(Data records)
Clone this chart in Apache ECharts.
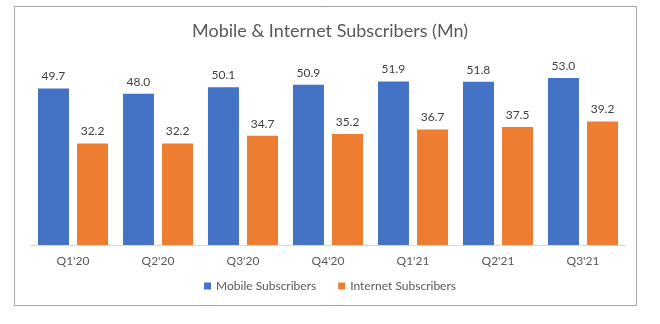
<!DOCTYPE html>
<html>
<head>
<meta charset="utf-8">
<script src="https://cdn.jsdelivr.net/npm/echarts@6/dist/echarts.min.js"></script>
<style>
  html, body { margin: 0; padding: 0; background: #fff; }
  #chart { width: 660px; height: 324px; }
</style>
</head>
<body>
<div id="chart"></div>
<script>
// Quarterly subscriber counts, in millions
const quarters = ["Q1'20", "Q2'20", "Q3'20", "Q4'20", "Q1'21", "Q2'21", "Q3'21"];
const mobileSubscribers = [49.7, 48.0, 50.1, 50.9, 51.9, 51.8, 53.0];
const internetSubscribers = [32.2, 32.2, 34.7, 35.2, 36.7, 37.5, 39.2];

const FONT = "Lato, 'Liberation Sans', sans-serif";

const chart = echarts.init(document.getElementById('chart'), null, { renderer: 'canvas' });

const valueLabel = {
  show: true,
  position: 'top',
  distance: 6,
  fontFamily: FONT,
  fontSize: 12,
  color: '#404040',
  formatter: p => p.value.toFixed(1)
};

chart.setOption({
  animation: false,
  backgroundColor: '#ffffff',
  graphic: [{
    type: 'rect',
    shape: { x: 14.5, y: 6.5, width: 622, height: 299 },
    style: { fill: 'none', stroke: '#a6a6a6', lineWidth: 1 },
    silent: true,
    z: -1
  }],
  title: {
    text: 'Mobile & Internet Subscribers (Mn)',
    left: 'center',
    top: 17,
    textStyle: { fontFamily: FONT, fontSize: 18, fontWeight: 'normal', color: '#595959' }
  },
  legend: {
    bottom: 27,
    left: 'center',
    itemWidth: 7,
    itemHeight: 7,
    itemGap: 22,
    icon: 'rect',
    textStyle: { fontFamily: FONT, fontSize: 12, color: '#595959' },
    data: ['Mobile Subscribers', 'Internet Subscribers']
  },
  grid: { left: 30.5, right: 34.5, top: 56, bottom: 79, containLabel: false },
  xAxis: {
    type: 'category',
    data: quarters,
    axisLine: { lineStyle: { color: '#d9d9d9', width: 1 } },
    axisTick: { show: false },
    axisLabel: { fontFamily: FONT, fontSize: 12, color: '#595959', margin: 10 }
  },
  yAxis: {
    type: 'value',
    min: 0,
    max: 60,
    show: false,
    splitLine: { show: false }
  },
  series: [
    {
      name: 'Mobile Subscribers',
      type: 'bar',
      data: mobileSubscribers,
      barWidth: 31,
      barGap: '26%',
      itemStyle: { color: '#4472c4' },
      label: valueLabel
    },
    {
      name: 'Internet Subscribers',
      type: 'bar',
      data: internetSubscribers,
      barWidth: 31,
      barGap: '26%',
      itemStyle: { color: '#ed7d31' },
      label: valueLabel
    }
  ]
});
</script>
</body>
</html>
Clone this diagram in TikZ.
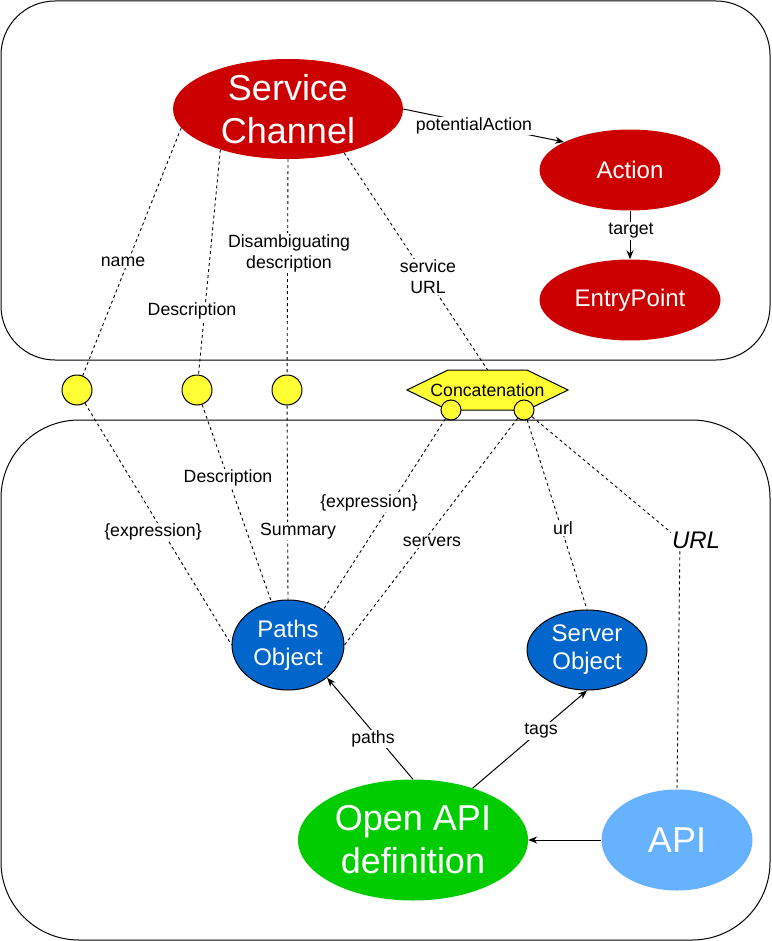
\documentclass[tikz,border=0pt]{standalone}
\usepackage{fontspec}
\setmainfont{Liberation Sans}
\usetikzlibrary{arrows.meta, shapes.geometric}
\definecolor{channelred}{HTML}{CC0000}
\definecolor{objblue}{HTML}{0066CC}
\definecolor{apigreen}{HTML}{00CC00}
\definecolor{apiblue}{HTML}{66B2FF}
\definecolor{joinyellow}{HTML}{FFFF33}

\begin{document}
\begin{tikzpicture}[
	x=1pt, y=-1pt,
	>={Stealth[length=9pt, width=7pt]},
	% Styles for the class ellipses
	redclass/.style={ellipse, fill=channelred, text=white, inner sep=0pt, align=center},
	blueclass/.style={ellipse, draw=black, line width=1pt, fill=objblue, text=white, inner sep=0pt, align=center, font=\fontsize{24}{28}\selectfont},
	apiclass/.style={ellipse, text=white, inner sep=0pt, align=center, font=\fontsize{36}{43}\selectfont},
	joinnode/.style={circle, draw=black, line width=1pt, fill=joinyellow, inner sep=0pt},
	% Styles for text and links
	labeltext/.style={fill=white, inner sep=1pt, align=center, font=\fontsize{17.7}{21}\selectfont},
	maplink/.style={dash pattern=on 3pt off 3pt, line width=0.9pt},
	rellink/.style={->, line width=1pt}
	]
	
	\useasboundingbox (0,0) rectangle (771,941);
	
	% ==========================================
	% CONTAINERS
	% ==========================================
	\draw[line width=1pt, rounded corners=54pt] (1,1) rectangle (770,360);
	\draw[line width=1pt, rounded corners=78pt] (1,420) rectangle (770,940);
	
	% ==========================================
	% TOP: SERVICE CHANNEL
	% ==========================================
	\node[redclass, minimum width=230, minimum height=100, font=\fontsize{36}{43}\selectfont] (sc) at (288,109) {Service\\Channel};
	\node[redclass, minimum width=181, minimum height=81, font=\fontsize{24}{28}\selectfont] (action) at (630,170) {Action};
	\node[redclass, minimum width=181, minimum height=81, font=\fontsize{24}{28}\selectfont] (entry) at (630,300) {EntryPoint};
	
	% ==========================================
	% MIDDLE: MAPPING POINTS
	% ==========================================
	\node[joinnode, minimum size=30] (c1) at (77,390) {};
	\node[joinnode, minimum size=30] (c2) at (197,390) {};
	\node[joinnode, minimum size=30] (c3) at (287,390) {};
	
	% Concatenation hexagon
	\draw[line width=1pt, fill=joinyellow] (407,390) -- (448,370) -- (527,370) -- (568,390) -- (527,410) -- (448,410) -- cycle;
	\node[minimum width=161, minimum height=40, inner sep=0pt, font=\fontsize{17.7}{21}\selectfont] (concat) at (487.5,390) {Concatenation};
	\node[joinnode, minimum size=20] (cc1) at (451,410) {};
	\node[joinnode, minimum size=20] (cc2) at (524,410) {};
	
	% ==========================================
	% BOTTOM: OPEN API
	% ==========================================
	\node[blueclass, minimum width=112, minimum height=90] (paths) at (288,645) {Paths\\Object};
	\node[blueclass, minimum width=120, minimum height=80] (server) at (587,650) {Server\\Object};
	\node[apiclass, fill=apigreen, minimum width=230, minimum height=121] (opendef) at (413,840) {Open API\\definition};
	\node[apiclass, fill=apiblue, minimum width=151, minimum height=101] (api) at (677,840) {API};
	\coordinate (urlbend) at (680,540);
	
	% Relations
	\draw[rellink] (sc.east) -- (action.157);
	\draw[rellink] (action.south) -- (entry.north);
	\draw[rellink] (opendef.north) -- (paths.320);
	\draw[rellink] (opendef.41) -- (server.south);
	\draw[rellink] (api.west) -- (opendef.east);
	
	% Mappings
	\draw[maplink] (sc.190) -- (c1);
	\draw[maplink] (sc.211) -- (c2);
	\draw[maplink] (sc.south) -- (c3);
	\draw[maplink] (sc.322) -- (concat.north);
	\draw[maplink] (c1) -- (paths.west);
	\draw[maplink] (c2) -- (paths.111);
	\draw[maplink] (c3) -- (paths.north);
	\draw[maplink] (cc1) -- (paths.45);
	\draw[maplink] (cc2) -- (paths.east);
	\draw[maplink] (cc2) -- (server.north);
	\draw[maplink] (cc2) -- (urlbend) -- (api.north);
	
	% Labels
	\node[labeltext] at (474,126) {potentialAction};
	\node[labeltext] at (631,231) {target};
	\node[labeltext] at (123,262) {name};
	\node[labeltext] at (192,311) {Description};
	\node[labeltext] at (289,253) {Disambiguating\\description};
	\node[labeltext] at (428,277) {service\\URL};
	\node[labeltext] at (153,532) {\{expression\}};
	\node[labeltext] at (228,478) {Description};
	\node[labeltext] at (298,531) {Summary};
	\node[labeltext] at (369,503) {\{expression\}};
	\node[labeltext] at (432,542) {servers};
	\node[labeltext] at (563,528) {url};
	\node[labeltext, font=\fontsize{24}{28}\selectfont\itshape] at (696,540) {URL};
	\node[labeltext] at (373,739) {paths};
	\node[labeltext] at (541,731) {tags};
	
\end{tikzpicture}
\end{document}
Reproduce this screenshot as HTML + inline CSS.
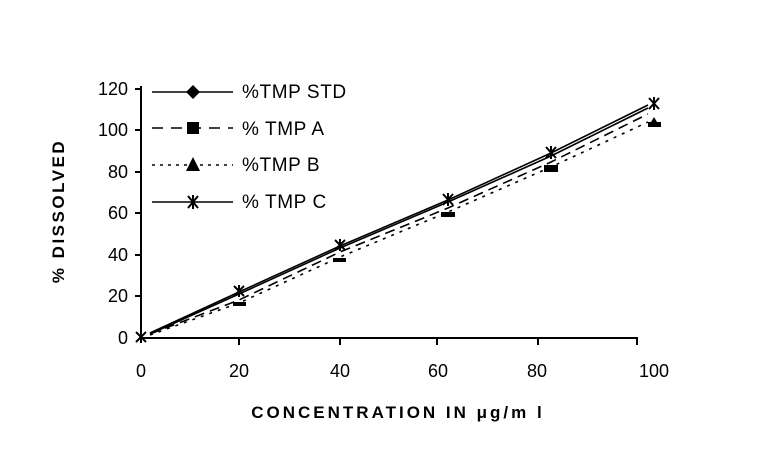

## Stated exercise
Identify each line in the entries with the word "this" and copy it.

## Completed exercise
Clone this chart in Apache ECharts.
Clone this diagram in TikZ.
Reproduce this screenshot as HTML + inline CSS.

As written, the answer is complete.